O caso mostra semelhanças evidentes com o do jornalista Vladimir Herzog, morto nas dependências do Doi-Codi, em São Paulo, em 1975, após apresentar-se de forma espontânea às autoridades. 

Um dos símbolos da ditadura no Brasil (1964-1985), a foto de seu corpo pendurado por uma tira de pano atada a uma janela mostrou-se uma manipulação grosseira a fim de sustentar a tese de que Herzog se enforcara na cela.

O repúdio generalizado da sociedade civil ao episódio se provaria um ponto de inflexão do regime militar, compelido a diminuir a amplitude de seu aparelho repressor.

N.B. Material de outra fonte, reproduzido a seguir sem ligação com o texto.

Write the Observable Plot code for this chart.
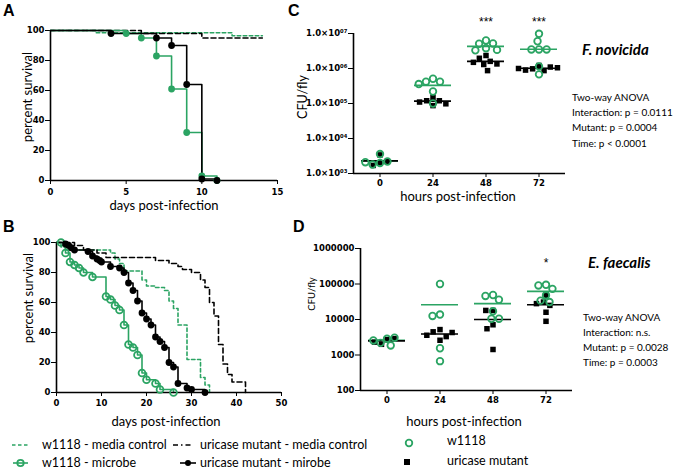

Seria prematuro dizer que a morte de Albán —acusado de envolvimento em um suposto atentado com drones contra Maduro, em agosto— pode levar ao mesmo nível de pressão popular. Dada a reduzida chance de que o governo permita uma apuração isenta, é provável que tudo permaneça no terreno do obscuro.

O risco de ficar incerto o papel do aparato chavista nesse caso não será capaz de esconder, porém, a essência do que se vê em curso na Venezuela nos últimos anos. Não há margem para suspeitas de que se está diante de uma ditadura.